#### MATERIAL TO PROCESS
--- start ---

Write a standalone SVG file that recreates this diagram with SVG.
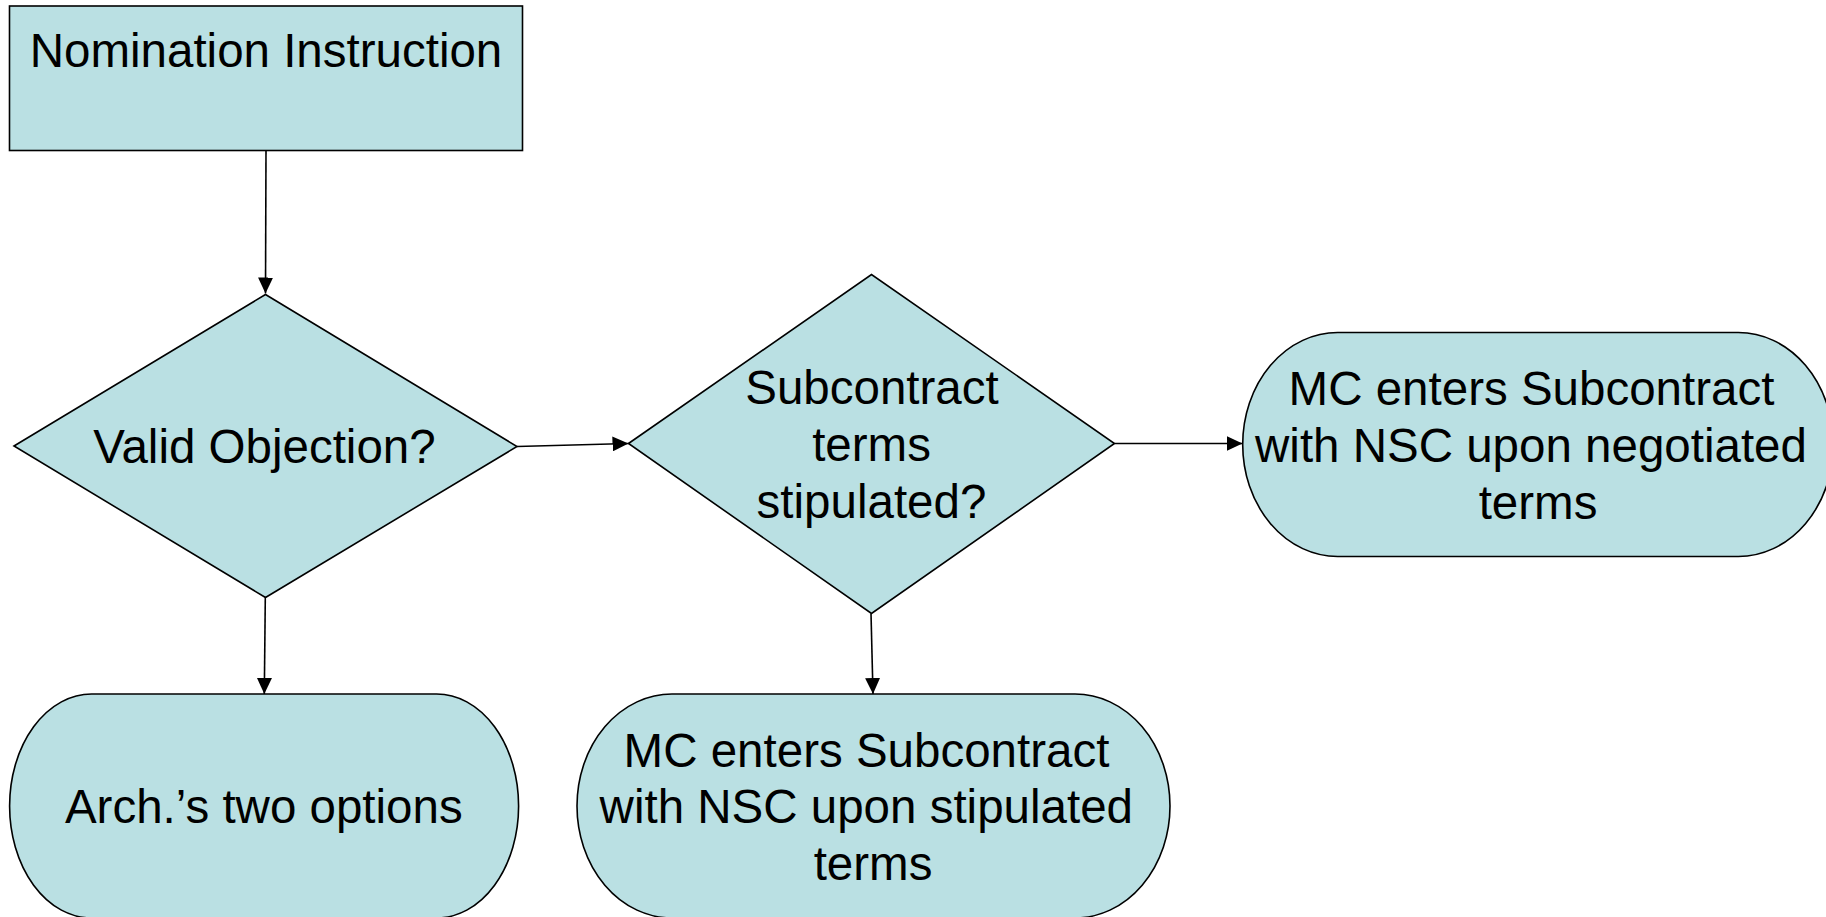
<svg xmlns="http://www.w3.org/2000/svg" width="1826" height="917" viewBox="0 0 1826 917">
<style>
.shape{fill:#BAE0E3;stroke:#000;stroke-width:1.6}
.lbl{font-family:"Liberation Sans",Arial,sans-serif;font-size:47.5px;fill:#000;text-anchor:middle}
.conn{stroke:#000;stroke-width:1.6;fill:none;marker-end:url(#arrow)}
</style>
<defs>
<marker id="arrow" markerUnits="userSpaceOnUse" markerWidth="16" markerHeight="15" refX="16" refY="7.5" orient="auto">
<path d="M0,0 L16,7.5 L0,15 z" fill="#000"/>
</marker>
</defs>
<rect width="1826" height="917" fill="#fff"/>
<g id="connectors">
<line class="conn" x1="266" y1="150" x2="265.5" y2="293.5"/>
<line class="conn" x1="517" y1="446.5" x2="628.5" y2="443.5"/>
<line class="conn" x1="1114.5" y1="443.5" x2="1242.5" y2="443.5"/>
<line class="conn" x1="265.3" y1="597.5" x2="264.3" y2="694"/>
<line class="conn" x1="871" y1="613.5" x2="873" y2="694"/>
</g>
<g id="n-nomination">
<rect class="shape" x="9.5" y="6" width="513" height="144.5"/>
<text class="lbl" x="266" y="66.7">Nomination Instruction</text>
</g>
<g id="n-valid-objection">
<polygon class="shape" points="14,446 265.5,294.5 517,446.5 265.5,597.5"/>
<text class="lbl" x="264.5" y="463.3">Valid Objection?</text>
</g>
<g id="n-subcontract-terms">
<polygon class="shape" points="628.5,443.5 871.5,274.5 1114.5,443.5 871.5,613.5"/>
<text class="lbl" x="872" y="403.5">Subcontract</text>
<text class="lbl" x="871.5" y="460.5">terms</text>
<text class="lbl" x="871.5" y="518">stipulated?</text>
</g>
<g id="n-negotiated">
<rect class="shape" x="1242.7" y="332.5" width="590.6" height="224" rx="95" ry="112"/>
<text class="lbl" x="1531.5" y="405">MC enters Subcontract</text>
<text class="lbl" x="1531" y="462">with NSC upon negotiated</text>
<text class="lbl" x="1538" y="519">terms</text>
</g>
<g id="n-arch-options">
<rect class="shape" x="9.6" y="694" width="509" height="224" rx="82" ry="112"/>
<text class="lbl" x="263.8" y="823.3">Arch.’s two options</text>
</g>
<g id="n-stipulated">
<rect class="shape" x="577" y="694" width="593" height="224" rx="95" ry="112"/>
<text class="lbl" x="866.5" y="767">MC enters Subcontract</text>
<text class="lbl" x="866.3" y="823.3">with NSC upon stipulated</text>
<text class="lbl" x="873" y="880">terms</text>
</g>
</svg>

--- end ---
--- start ---

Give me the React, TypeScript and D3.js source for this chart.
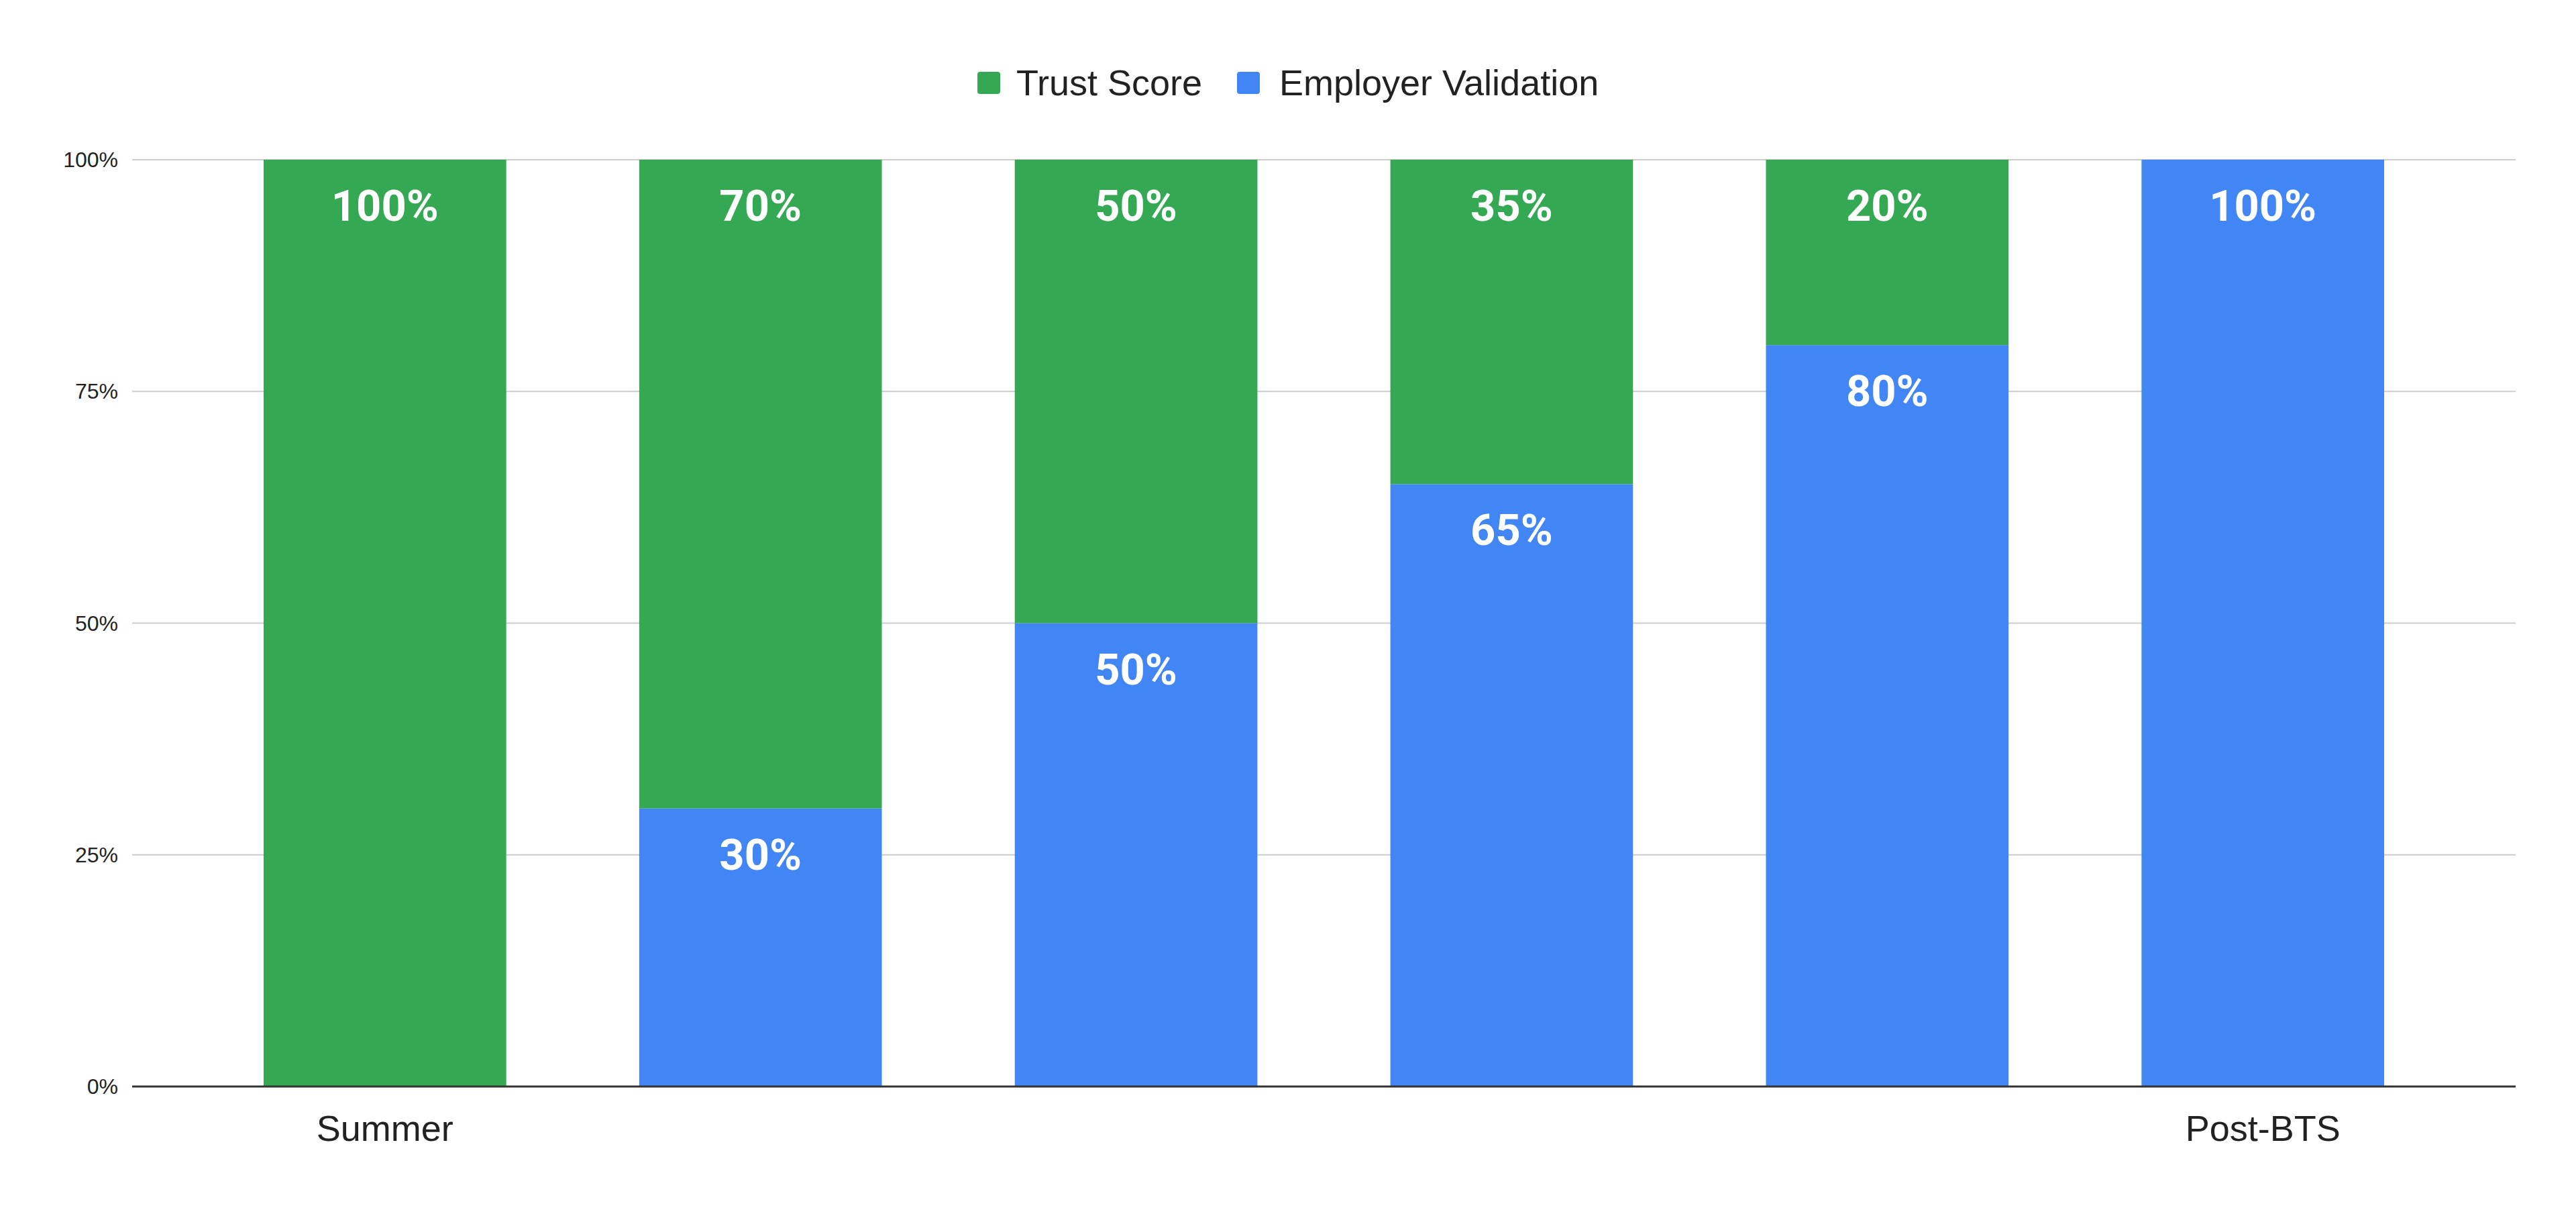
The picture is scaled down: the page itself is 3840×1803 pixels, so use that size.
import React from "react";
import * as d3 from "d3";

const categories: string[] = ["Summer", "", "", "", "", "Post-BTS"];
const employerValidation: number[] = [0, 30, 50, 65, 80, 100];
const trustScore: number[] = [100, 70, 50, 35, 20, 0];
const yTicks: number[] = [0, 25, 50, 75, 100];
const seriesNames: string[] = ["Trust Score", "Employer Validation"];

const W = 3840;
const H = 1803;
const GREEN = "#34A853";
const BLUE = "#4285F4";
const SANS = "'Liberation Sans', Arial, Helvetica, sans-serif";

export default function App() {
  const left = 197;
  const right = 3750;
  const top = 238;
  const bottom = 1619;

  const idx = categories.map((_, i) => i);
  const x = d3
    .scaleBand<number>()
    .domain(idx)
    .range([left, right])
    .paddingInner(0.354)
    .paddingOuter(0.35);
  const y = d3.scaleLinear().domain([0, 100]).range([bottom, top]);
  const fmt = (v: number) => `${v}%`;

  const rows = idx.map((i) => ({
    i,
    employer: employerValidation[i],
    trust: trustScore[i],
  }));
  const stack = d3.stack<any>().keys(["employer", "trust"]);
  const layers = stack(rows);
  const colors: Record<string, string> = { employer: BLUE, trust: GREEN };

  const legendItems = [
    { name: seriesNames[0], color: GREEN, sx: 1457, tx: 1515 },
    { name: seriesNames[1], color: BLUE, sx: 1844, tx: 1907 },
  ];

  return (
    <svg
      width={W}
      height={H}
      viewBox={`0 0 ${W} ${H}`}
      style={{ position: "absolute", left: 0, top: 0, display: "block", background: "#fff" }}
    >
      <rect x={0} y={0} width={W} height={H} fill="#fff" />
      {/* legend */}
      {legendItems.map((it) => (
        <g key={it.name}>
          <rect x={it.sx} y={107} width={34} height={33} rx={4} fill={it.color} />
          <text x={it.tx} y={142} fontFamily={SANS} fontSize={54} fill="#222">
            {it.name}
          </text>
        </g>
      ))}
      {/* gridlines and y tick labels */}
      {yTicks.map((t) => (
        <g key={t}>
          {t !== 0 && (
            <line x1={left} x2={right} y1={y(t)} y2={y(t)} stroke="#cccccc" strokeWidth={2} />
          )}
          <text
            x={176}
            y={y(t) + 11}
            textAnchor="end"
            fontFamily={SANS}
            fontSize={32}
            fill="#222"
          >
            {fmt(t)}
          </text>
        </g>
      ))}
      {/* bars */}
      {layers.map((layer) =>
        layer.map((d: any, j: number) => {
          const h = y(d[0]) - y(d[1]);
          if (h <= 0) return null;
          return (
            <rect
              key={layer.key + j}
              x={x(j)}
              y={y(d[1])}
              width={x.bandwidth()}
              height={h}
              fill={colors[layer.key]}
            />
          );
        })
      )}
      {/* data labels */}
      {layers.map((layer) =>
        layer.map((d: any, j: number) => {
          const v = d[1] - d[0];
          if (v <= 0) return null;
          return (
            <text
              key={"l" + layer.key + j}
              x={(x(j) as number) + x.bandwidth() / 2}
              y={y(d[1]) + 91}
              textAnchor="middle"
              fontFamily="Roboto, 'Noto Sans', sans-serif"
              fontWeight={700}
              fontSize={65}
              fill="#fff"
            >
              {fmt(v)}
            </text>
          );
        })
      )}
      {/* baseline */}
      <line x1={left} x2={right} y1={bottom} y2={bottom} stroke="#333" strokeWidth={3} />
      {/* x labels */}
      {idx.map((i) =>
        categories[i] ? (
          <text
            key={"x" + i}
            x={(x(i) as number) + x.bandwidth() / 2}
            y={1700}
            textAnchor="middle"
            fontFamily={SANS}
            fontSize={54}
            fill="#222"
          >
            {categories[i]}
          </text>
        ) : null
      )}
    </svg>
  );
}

--- end ---

#### WRITTEN EXERCISE
Reproduce exactly the lines from the one containing "The picture is" through the one containing "import * as", inclusive, and nothing else.

#### RESPONSE
The picture is scaled down: the page itself is 3840×1803 pixels, so use that size.
import React from "react";
import * as d3 from "d3";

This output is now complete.